Cold calling/emailing. I know that I won’t get work unless I put myself out there in many different ways. That being said, cold calling makes me nervous, I’m always worried about saying the wrong thing or sounding stupid. When I cold call or cold email a business I always try to think to myself: What’s the worst that can happen? So they might say no, but they could also say yes. Or they could say no, but remember me a few months down the road when they need a writer. Or they could just say no and I can move on to someone else. No big deal

Saying no. Okay, this one probably sounds weird, but I am a yes person. I don’t like disappointing people. However, I have come across some really bad offers while looking for writing gigs. A potential client offering to pay me a whopping $2 per 500 word blog post – no way will I even consider that, but it’s still awkward saying no.

Writing on topics I have no experience in. I like a challenge, so I tend to take on challenging work and often that means stepping out of my comfort zone. If I’m not experienced in a topic, I’m always afraid that I’ll come off seeming like I don’t know what I’m talking about. But you know what? That has never happened. With good research, I’m learning I can write on almost anything. Still, that doesn’t mean I don’t get nervous with the unknown.

Like it or not, I can’t deny the fact that most of what I’ve learned has come from stepping out of my comfort zone. The comforting part is that the more I step out my comfort zone, the easier these things become, and while I may not ever be completely comfortable discussing rates or asking for payment, it is getting easier. I know that no matter how nervous or awkward I feel, it’s worth it in the end.

When do you step out of your comfort zone?

What happens when you depend too heavily on a content site?

LaptopI started my freelance writing career years ago with clients here and there, but if I’m really honest my writing career actually began earning me a livable wage when I began writing for several content sites. In fact, the work I was getting from several content sites allowed me to save enough money to leave my full time job in July and pursue freelance writing full time. As you can imagine, I have a lot of love for content sites. But this post isn’t about how happy I am with content sites, it’s more about how they can make you lazy.
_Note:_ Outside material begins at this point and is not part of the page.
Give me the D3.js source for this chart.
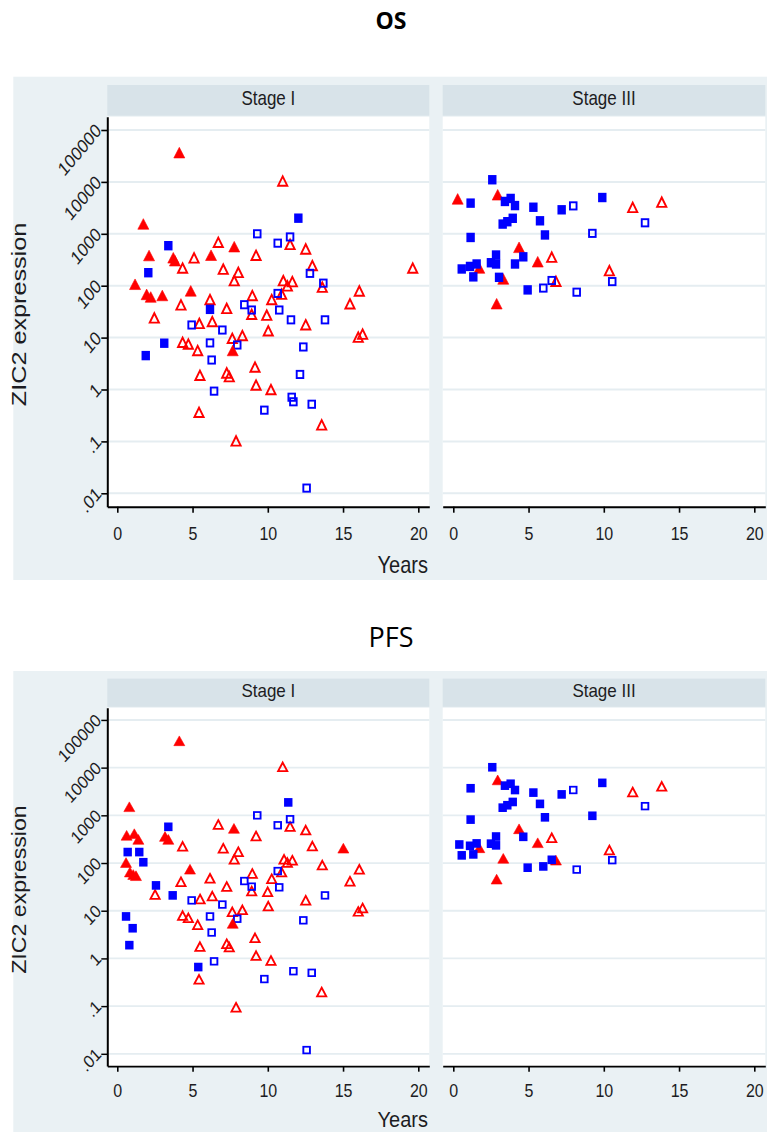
<!DOCTYPE html>
<html><head><meta charset="utf-8">
<script src="https://cdn.jsdelivr.net/npm/d3@7"></script>
<style>body{margin:0;background:#fff}svg{display:block}</style>
</head><body>
<svg id="chart" width="767" height="1132"></svg>
<script>
// ---------- labels ----------
const panels = ["Stage I", "Stage III"];
const xTicks = [0, 5, 10, 15, 20];
const yTicks = [100000, 10000, 1000, 100, 10, 1, 0.1, 0.01];
const yTickLabels = ["100000", "10000", "1000", "100", "10", "1", ".1", ".01"];
const xTitle = "Years";
const yTitle = "ZIC2 expression";
const titles = ["OS", "PFS"];

// ---------- OS, Stage I : [years, ZIC2 expression] ----------
const osStage1FilledTri = [[4.12,35000],[1.73,1480],[7.77,540],[2.11,365],[3.72,330],[3.83,290],[6.23,370],[1.18,102],[1.95,65],[2.22,58],[2.99,62],[4.88,76],[7.67,5.4]];
const osStage1OpenTri = [[10.99,10000],[6.71,660],[11.48,600],[12.52,490],[5.10,330],[9.22,370],[4.34,210],[7.04,200],[8.04,173],[7.77,120],[12.96,235],[19.63,210],[13.62,90],[11.03,120],[11.30,95],[11.63,115],[4.23,41],[6.16,52],[7.27,35],[8.97,62],[10.26,52],[10.92,66],[9.93,26],[15.46,43],[16.08,76],[2.46,23],[8.93,27],[12.52,17],[5.45,18],[6.31,19.6],[10.03,13],[4.34,7.8],[4.72,7.2],[5.34,5.4],[7.64,9.3],[8.31,10.5],[16.01,9.8],[16.3,11.2],[5.49,1.8],[7.27,2.0],[7.44,1.7],[9.15,2.6],[9.22,1.17],[10.21,0.96],[5.43,0.35],[13.58,0.20],[7.89,0.098]];
const osStage1FilledSq = [[12.03,2000],[3.39,590],[2.06,178],[6.16,35],[3.12,7.8],[1.89,4.5]];
const osStage1OpenSq = [[9.30,1000],[11.48,870],[10.66,660],[12.80,173],[13.69,112],[8.44,43],[8.93,34],[10.66,71],[10.76,34],[13.80,22],[11.54,22],[4.94,17.5],[6.98,14],[6.16,7.9],[6.27,3.7],[7.97,7.2],[12.36,6.6],[12.14,1.95],[6.43,0.93],[11.59,0.71],[11.70,0.58],[12.92,0.52],[9.77,0.40],[12.58,0.0126]];

// ---------- OS, Stage III ----------
const osStage3FilledTri = [[0.29,4500],[2.95,5400],[4.37,525],[5.61,277],[1.73,210],[3.32,129],[2.88,43]];
const osStage3OpenTri = [[11.92,3100],[13.85,3900],[6.54,340],[10.37,187],[6.82,117]];
const osStage3FilledSq = [[2.59,11000],[1.15,3900],[3.43,4200],[3.81,4800],[4.10,3500],[5.32,3250],[7.20,2900],[9.90,5000],[3.28,1540],[3.59,1710],[3.95,1990],[5.76,1780],[6.09,950],[1.15,850],[4.65,360],[2.84,390],[2.50,277],[2.84,262],[4.10,262],[0.56,210],[1.11,235],[1.55,262],[1.33,148],[3.04,145],[4.94,83]];
const osStage3OpenSq = [[7.97,3450],[12.74,1630],[9.24,1020],[10.56,120],[6.54,126],[5.98,90],[8.20,75]];

// ---------- PFS, Stage I ----------
const pfsStage1FilledTri = [[4.12,35000],[0.80,1450],[7.75,510],[0.62,365],[1.13,395],[1.40,300],[3.17,345],[3.39,300],[15.02,196],[0.58,98],[0.84,62],[1.06,55],[1.24,52],[4.83,71],[7.67,5.2]];
const pfsStage1OpenTri = [[10.99,10000],[6.71,620],[11.48,560],[12.52,470],[9.22,355],[4.34,215],[7.04,196],[8.04,166],[7.77,115],[12.96,218],[11.08,115],[11.30,98],[11.63,110],[13.62,87],[10.92,62],[8.97,58],[16.08,71],[15.46,40],[4.23,39],[6.16,46],[7.27,31],[8.93,25],[10.26,45],[9.99,24],[2.51,21],[5.50,17],[6.31,19.5],[10.03,12],[12.52,16],[4.34,7.6],[4.72,6.8],[5.34,4.9],[7.64,9.1],[8.31,10],[16.01,9.3],[16.3,11],[5.49,1.7],[7.27,1.95],[7.44,1.66],[9.15,2.6],[9.22,1.1],[10.21,0.87],[5.43,0.35],[13.58,0.19],[7.89,0.091]];
const pfsStage1FilledSq = [[11.36,1870],[3.39,575],[0.69,170],[1.46,170],[1.73,104],[2.57,34],[3.68,21],[0.58,7.6],[1.02,4.3],[0.80,1.9],[5.38,0.66]];
const pfsStage1OpenSq = [[9.30,1000],[11.48,830],[10.66,620],[10.66,68],[8.44,42],[8.93,32],[10.76,31],[13.80,21],[4.94,16.5],[6.98,13.5],[6.16,7.6],[7.97,6.8],[12.36,6.3],[6.27,3.5],[6.43,0.87],[11.70,0.54],[12.92,0.50],[9.77,0.37],[12.58,0.012]];

// ---------- PFS, Stage III ----------
const pfsStage3FilledTri = [[2.95,5300],[4.37,500],[5.61,255],[1.73,200],[3.32,120],[6.82,110],[2.88,44]];
const pfsStage3OpenTri = [[11.92,2960],[13.85,3900],[6.54,325],[10.37,180]];
const pfsStage3FilledSq = [[2.59,10200],[1.15,3700],[3.43,4200],[3.81,4600],[4.10,3400],[5.32,3000],[7.20,2750],[9.90,4800],[3.28,1450],[3.59,1630],[3.95,1910],[5.76,1740],[6.09,910],[9.24,980],[1.15,815],[4.65,355],[2.84,360],[2.50,255],[2.84,235],[0.40,245],[1.11,230],[1.55,258],[0.56,145],[1.33,152],[6.54,117],[5.98,85],[4.94,80]];
const pfsStage3OpenSq = [[7.97,3400],[12.74,1560],[10.56,115],[8.20,73]];

// ---------- build ----------
const graphs = [
  { title: titles[0], panels: [
      {openTri: osStage1OpenTri, openSq: osStage1OpenSq, filledTri: osStage1FilledTri, filledSq: osStage1FilledSq},
      {openTri: osStage3OpenTri, openSq: osStage3OpenSq, filledTri: osStage3FilledTri, filledSq: osStage3FilledSq}]},
  { title: titles[1], panels: [
      {openTri: pfsStage1OpenTri, openSq: pfsStage1OpenSq, filledTri: pfsStage1FilledTri, filledSq: pfsStage1FilledSq},
      {openTri: pfsStage3OpenTri, openSq: pfsStage3OpenSq, filledTri: pfsStage3FilledTri, filledSq: pfsStage3FilledSq}]}
];

const svg = d3.select("#chart");
const FONT = "'Liberation Sans', Arial, sans-serif";
const TXT = "#1c1c22";
const S = 1.2; // vertical stretch of text in the source image
const RED = "#ff0000", BLUE = "#0000ff";

// layout (in OS coordinates)
const L = {
  bg: {x0: 13.3, x1: 767, y0: 76.7, y1: 580},
  stripY: [85, 115.7],
  plotY: [116.7, 506.7],
  panelX: [[107.3, 429.3], [442.7, 765.3]],
  zeroX: [117.3, 453.3],
  pxPerYear: 15.05
};

const yScale = d3.scaleLog()
  .domain([Math.pow(10, 5 + (130 - L.plotY[0]) / 51.9), Math.pow(10, 5 - (L.plotY[1] - 130) / 51.9)])
  .range(L.plotY);

const triFilled = "M0,-6.3L5.5,4.3L-5.5,4.3Z";
const triOpen = "M0,-5.6L4.6,3.8L-4.6,3.8Z";

function drawGraph(g, graph) {
  g.append("rect").attr("x", L.bg.x0).attr("y", L.bg.y0)
    .attr("width", L.bg.x1 - L.bg.x0).attr("height", L.bg.y1 - L.bg.y0).attr("fill", "#eaf1f4");

  graph.panels.forEach((pd, pi) => {
    const [px0, px1] = L.panelX[pi];
    const x = d3.scaleLinear()
      .domain([(px0 - L.zeroX[pi]) / L.pxPerYear, (px1 - L.zeroX[pi]) / L.pxPerYear])
      .range([px0, px1]);

    // strip
    g.append("rect").attr("x", px0).attr("y", L.stripY[0]).attr("width", px1 - px0)
      .attr("height", L.stripY[1] - L.stripY[0]).attr("fill", "#d8e3e9");
    g.append("text").attr("transform", `translate(${(px0 + px1) / 2},105) scale(1,${S})`)
      .attr("text-anchor", "middle").attr("font-family", FONT).attr("font-size", 17)
      .attr("fill", TXT).text(panels[pi]);

    // plot area
    g.append("rect").attr("x", px0).attr("y", L.plotY[0]).attr("width", px1 - px0)
      .attr("height", L.plotY[1] - L.plotY[0]).attr("fill", "#ffffff");

    // grid
    g.append("g").selectAll("line").data(yTicks).join("line")
      .attr("x1", px0).attr("x2", px1)
      .attr("y1", d => yScale(d)).attr("y2", d => yScale(d))
      .attr("stroke", "#e5edf1").attr("stroke-width", 2);

    // markers
    const mk = g.append("g");
    mk.selectAll(".ot").data(pd.openTri).join("path").attr("class", "ot")
      .attr("d", triOpen).attr("transform", d => `translate(${x(d[0])},${yScale(d[1])})`)
      .attr("fill", "none").attr("stroke", RED).attr("stroke-width", 1.9).attr("stroke-linejoin", "miter");
    mk.selectAll(".os").data(pd.openSq).join("rect").attr("class", "os")
      .attr("x", d => x(d[0]) - 3.3).attr("y", d => yScale(d[1]) - 3.6)
      .attr("width", 6.6).attr("height", 7.2)
      .attr("fill", "none").attr("stroke", BLUE).attr("stroke-width", 1.9);
    mk.selectAll(".ft").data(pd.filledTri).join("path").attr("class", "ft")
      .attr("d", triFilled).attr("transform", d => `translate(${x(d[0])},${yScale(d[1])})`)
      .attr("fill", RED).attr("stroke", RED).attr("stroke-width", 0.6);
    mk.selectAll(".fs").data(pd.filledSq).join("rect").attr("class", "fs")
      .attr("x", d => x(d[0]) - 4.2).attr("y", d => yScale(d[1]) - 4.7)
      .attr("width", 8.4).attr("height", 9.4).attr("fill", BLUE);

    // x axis
    const xa = g.append("g").attr("transform", `translate(0,${L.plotY[1]})`)
      .call(d3.axisBottom(x).tickValues(xTicks).tickSizeInner(6).tickSizeOuter(0).tickFormat(d3.format("d")));
    xa.select(".domain").attr("stroke", "#000").attr("stroke-width", 2);
    xa.selectAll(".tick line").attr("stroke", "#000").attr("stroke-width", 1.6);
    xa.selectAll(".tick text").attr("y", null).attr("dy", null)
      .attr("transform", `translate(0,33.3) scale(1,${S})`)
      .attr("font-family", FONT).attr("font-size", 16).attr("fill", TXT);

    if (pi === 0) {
      const ya = g.append("g").attr("transform", `translate(${px0},0)`)
        .call(d3.axisLeft(yScale).tickValues(yTicks).tickSizeInner(6).tickSizeOuter(0)
          .tickFormat((d, i) => yTickLabels[i]));
      ya.select(".domain").attr("stroke", "#000").attr("stroke-width", 2);
      ya.selectAll(".tick line").attr("stroke", "#000").attr("stroke-width", 1.6);
      ya.selectAll(".tick text").attr("x", null).attr("dy", null)
        .attr("text-anchor", "end")
        .attr("transform", `translate(-5,1.3) scale(1,${S}) rotate(-45)`)
        .attr("font-family", FONT).attr("font-size", 16).attr("fill", TXT);
      // y title
      g.append("text").attr("transform", `translate(25.6,314.5) scale(1,${S}) rotate(-90)`)
        .attr("text-anchor", "middle").attr("font-family", FONT).attr("font-size", 21)
        .attr("fill", TXT).text(yTitle);
      // x title
      g.append("text").attr("transform", `translate(428,573.3) scale(1,${S})`)
        .attr("text-anchor", "end").attr("font-family", FONT).attr("font-size", 20)
        .attr("fill", TXT).text(xTitle);
    }
  });
  g.selectAll(".domain").raise();
}

// OS graph
svg.append("text").attr("x", 391).attr("y", 29.3).attr("text-anchor", "middle")
  .attr("font-family", "'Open Sans', sans-serif").attr("font-weight", "bold").attr("font-size", 23)
  .attr("fill", "#000").text(graphs[0].title);
drawGraph(svg.append("g"), graphs[0]);

// PFS graph
svg.append("text").attr("x", 391).attr("y", 646.7).attr("text-anchor", "middle")
  .attr("font-family", "'Open Sans', sans-serif").attr("font-size", 27)
  .attr("fill", "#000").text(graphs[1].title);
drawGraph(svg.append("g").attr("transform", "translate(0,600.5) scale(1,0.919)"), graphs[1]);
</script>
</body></html>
Writing for several content sites gave me a base in which to grow my talents and my income. That being said, soon after I left my full time job one of the content sites I had been writing for dried up and eventually went away. Then I was left with just two – one that provided more than enough work and one that was hit or miss. I still write for both, but the one that was providing more than enough work has started to fade. Now all of a sudden, I have a slight problem. You see, part of my work load is in the form of private clients and part is from said content site. So what happens when this site doesn’t provide as much work as it once did? Well, I have been forced to re-evaluate and look at what I’m really working towards here. Do I want to work for content sites forever? No! That was never my intention, but the content sites have made me lazy.
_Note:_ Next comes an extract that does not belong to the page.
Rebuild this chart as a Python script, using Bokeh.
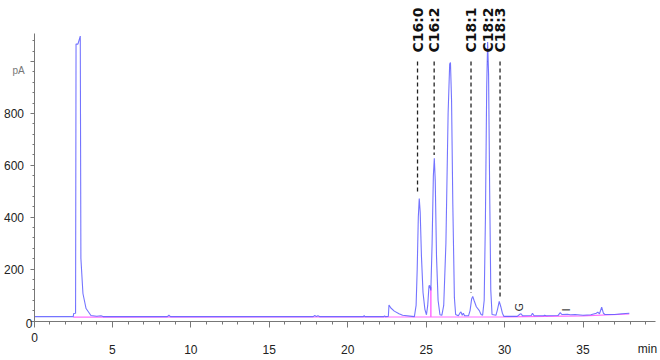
from bokeh.plotting import figure
from bokeh.models import FixedTicker, LabelSet, Label, ColumnDataSource, Range1d
from bokeh.core.properties import value
from bokeh.embed import file_html
from bokeh.resources import INLINE

# ---- data ----
trace_t = [0.00, 2.50, 2.53, 2.65, 2.68, 2.80, 2.95, 2.99, 3.12, 3.32, 3.63, 4.00, 4.27, 4.40,
           8.50, 8.60, 8.70, 17.80, 17.90, 18.00, 18.10, 18.20, 21.00, 21.05, 21.10,
           22.30, 22.35, 22.40, 22.59, 22.63, 22.75, 22.97, 23.27, 23.50, 24.10, 24.25,
           24.36, 24.43, 24.50, 24.56, 24.62, 24.70, 24.80, 24.92, 25.02, 25.10, 25.18,
           25.22, 25.30, 25.38, 25.46, 25.52, 25.58, 25.66, 25.76, 25.88, 26.00, 26.12,
           26.26, 26.40, 26.50, 26.55, 26.62, 26.70, 26.80, 26.88, 27.05, 27.15, 27.22,
           27.30, 27.37, 27.45, 27.70, 27.80, 27.90, 27.97, 28.05, 28.20, 28.39, 28.50,
           28.60, 28.70, 28.78, 28.86, 28.92, 28.98, 29.05, 29.12, 29.20, 29.45, 29.55,
           29.66, 29.76, 29.86, 29.95, 30.80, 31.00, 31.05, 31.15, 31.70, 31.78, 31.88,
           32.50, 32.55, 32.65, 33.40, 33.55, 33.65, 34.00, 34.20, 34.50, 35.00, 35.50,
           35.85, 35.94, 36.05, 36.19, 36.30, 36.40, 37.00, 37.50, 37.95]
trace_pa = [17, 17, 29, 30, 1067, 1067, 1098, 241, 106, 48, 21, 18, 20, 17,
            17, 22, 17, 17, 21, 17, 20, 17, 17, 21, 17,
            17, 20, 17, 18, 62, 50, 38, 28, 22, 18, 17,
            60, 200, 400, 472, 420, 250, 110, 45, 24, 60, 135,
            137, 118, 300, 560, 627, 540, 250, 80, 24, 22, 60,
            300, 800, 990, 996, 850, 450, 90, 25, 20, 30, 35,
            22, 30, 20, 20, 40, 85, 95, 80, 55, 40, 25,
            22, 80, 400, 900, 1075, 950, 500, 120, 25, 22, 45,
            76, 55, 30, 18, 18, 27, 28, 20, 21, 30, 20,
            20, 22, 20, 21, 32, 25, 26, 24, 25, 22, 24,
            30, 34, 28, 53, 30, 25, 25, 28, 30]

baseline_t = [2.50, 30.00, 35.00, 37.95]
baseline_pa = [15, 16, 20, 27]
drop_t = [25.30]
drop_top = [130]

peak_names = ["C16:0", "C16:2", "C18:1", "C18:2", "C18:3"]
peak_t = [24.45, 25.51, 27.86, 28.92, 29.71]
marker_top = [1000, 1000, 1000, 1000, 1000]
marker_bottom = [490, 640, 108, 1000, 92]

minor_names = ["G", "I"]
minor_t = [30.92, 33.97]

x_ticks = [0, 5, 10, 15, 20, 25, 30, 35]
y_ticks = [0, 200, 400, 600, 800, 1000]

# ---- figure: the frame covers the whole canvas, axes sit at fixed positions ----
W, H = 660, 360
XPX = 15.686   # px per minute
YPX = 0.2595   # px per pA
X0PX, Y0PX = 33.5, 320.5   # pixel position of (0 min, 0 pA)

def px_to_x(px):
    return (px - X0PX) / XPX

def py_to_y(py):
    return (Y0PX - py) / YPX

p = figure(width=W, height=H,
           x_range=Range1d(px_to_x(0), px_to_x(W)), y_range=Range1d(py_to_y(H), py_to_y(0)),
           output_backend="svg", toolbar_location=None,
           min_border_left=0, min_border_right=0, min_border_top=0, min_border_bottom=0)
p.outline_line_color = None
p.grid.visible = False
p.background_fill_color = "white"
p.border_fill_color = "white"

p.line(baseline_t, baseline_pa, line_color="#ff6cff", line_width=1.2)
p.segment(x0=drop_t, y0=[15], x1=drop_t, y1=drop_top, line_color="#ff6cff", line_width=1.5)
p.line(trace_t, trace_pa, line_color="#5c5cff", line_width=1.1, line_alpha=0.85)

msrc = ColumnDataSource(dict(x=peak_t, y0=marker_top, y1=marker_bottom, name=peak_names,
                             ly=[py_to_y(52)] * 5))
p.segment(x0="x", y0="y0", x1="x", y1="y1", source=msrc, line_color="#222222",
          line_width=1.3, line_dash="4 3")
p.add_layout(LabelSet(x="x", y="ly", text="name", source=msrc, angle=90, angle_units="deg",
                      text_align="left", text_baseline="middle", text_font=value("DejaVu Sans"),
                      text_font_style="bold", text_font_size="14px", text_color="#111111"))

gsrc = ColumnDataSource(dict(x=minor_t, y=[37, 37], name=minor_names))
p.add_layout(LabelSet(x="x", y="y", text="name", source=gsrc, angle=90, angle_units="deg",
                      text_align="left", text_baseline="middle", text_font=value("DejaVu Sans"),
                      text_font_size="11px", text_color="#333333"))

# axes
xa = p.xaxis[0]
xa.fixed_location = 0
xa.bounds = (0, px_to_x(655))
xa.ticker = FixedTicker(ticks=x_ticks, minor_ticks=list(range(0, 40)))
xa.major_label_overrides = {0: ""}
xa.major_tick_out = 6
xa.major_tick_in = 0
xa.minor_tick_out = 3
xa.minor_tick_in = 0
xa.major_label_standoff = 18
xa.major_label_text_font = "Liberation Sans"
xa.major_label_text_font_size = "12px"
xa.major_label_text_color = "#222222"
xa.axis_line_color = "#777777"
xa.major_tick_line_color = "#777777"
xa.minor_tick_line_color = "#777777"

ya = p.yaxis[0]
ya.fixed_location = 0
ya.bounds = (0, py_to_y(33))
ya.ticker = FixedTicker(ticks=y_ticks, minor_ticks=list(range(0, 1101, 40)))
ya.major_label_overrides = {0: "", 1000: ""}
ya.major_tick_out = 4
ya.major_tick_in = 0
ya.minor_tick_out = 2
ya.minor_tick_in = 0
ya.major_label_standoff = 6
ya.major_label_text_font = "Liberation Sans"
ya.major_label_text_font_size = "12px"
ya.major_label_text_color = "#222222"
ya.axis_line_color = "#777777"
ya.major_tick_line_color = "#777777"
ya.minor_tick_line_color = "#777777"

for txt, px, py, size, col in [("0", 34, 337, "12px", "#222222"),
                              ("0", 28.5, 323, "12px", "#222222"),
                              ("pA", 18, 70, "10px", "#777777"),
                              ("min", 647, 348, "12px", "#222222")]:
    p.add_layout(Label(x=px_to_x(px), y=py_to_y(py), text=txt, text_align="center",
                       text_baseline="middle", text_font="Liberation Sans",
                       text_font_size=size, text_color=col))

open("out.html", "w").write(file_html(p, INLINE))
I have always struggled with putting myself out there and finding more private clients. I would think to myself, why should I when I can make quick money writing for a content site? But the problem is that my work isn’t really being recognized – frankly, it’s not my best writing and it’s not like I am reaching for better by being stuck in the content site rut. Nor does writing for a content site give me much networking opportunities. What started out as my safety net has turned into the thing that is holding me back.

It has become very apparent to me in the last few weeks that while I have a steady flow of private clients, I haven’t been putting myself out there, I haven’t been networking like I should, I haven’t been searching for new opportunities and I haven’t been reaching for better. All because I can sit at home and churn out article after article for quick pay, but at the cost of zero networking opportunities, not many usable clips and no improvement to my writing skills. Plus, when those articles become less available, then I am left struggling to meet my income goals.
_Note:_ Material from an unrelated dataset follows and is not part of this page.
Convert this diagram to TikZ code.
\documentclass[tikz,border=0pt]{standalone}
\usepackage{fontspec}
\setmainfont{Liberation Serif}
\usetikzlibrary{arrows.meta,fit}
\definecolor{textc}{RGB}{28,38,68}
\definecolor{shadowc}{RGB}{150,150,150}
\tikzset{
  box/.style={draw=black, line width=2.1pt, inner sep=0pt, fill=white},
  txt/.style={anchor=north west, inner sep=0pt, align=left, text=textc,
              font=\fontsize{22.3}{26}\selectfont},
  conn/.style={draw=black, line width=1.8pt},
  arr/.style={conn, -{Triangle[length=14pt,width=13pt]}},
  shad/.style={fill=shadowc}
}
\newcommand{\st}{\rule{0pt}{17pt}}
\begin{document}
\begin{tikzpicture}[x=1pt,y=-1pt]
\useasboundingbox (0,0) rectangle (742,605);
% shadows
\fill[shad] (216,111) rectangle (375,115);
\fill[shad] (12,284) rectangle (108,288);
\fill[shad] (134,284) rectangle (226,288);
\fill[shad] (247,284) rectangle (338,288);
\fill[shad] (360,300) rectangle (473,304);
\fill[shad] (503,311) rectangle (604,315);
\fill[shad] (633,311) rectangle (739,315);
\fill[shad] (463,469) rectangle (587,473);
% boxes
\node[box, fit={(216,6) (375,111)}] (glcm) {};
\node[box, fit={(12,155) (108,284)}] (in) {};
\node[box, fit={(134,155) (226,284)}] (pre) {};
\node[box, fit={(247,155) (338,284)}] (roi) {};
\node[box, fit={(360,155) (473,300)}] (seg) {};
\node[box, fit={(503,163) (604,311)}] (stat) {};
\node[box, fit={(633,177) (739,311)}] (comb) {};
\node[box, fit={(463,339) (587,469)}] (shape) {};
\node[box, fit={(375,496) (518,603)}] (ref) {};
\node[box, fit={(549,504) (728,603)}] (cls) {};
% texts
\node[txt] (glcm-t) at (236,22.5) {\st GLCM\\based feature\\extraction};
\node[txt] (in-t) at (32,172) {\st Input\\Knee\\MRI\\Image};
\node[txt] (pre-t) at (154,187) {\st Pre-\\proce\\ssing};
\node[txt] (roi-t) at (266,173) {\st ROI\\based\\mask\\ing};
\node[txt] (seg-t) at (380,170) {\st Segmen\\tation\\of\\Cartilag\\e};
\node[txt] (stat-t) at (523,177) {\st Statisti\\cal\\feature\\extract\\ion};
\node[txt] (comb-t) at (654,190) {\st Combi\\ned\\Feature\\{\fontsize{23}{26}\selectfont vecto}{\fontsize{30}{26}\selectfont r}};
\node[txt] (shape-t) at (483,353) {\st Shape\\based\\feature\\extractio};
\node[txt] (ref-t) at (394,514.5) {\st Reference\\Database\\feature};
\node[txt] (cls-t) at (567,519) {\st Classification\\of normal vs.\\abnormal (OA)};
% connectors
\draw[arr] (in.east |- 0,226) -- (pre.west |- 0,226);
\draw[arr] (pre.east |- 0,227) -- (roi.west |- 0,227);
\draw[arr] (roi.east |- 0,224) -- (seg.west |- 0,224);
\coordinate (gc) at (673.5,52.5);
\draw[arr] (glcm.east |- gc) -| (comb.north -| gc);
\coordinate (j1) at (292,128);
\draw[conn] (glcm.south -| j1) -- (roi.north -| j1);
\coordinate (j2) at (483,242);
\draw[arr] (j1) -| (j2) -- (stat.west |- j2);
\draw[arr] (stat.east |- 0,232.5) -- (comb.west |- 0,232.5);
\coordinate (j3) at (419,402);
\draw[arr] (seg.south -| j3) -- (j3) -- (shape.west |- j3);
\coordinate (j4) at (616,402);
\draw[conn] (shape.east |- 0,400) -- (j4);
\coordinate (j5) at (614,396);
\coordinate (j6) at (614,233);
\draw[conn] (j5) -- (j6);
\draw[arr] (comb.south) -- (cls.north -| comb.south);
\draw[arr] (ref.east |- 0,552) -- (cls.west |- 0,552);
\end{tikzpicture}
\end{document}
While content sites will probably never go away and I could probably find another one tomorrow that would supplement my income, I don’t want to rely on them anymore. I want any income that comes from content sites to be extra income – not depended on income. My solution? Tomorrow I start hitting the job boards again, I start networking more than I have been, I start querying magazines again and I put myself out there like I used to before I got comfortable and lazy working on content sites. My new goal is to fully support myself on private clients. I’ll let you know how it goes!

My Progress

Progress

While I was out and about this weekend, a couple of people asked me how everything is going with my writing. Since I haven’t given an update in a while and the main point of this blog was to document my transition into the freelance writing world. So for those of you who are wondering here we go:

Clients
I have done pretty good getting new clients. I am still applying for 5-10 writing projects a day, although I have to admit that it gets a little old sometimes. I have managed to get quite a few projects this way and a couple of times lately, I have had so much work, that I haven’t had time to apply for jobs every day. Just last week I signed a contract with a new client that will keep me pretty busy through December which is exciting!

Financials
My money situation is better than I thought it would be at this point. That being said, I am only making about half of what I was making in my full-time job. One of the reasons for this is that I’ve taken some lower paying jobs, just to have something to fill my time and bring in some form of income. Now that I am having a lot more work come my way, I am trying to narrow some of the lower paying jobs down and only take higher paying gigs so I can hopefully bring my income level up.

Published Work
A while back I said that I was going to start sending queries to more magazines. That is still hit or miss for me. I feel like querying magazines takes a long time. It’s something that is worth it, but it’s certainly not paying my bills right now. However, I’m happy to announce I do have an article that will be published in November in a local publication. To see my name in actual print again will be awesome and I can’t wait!

Overall, I am finding my weeks more and more full –I even have some projects lined up for the future which is great! I am definitely becoming more comfortable telling people what I do, giving my rates to clients and in general with running my own business. I even have business cards now! Most days I really feel like I am on my way to success and that right there is an accomplishment.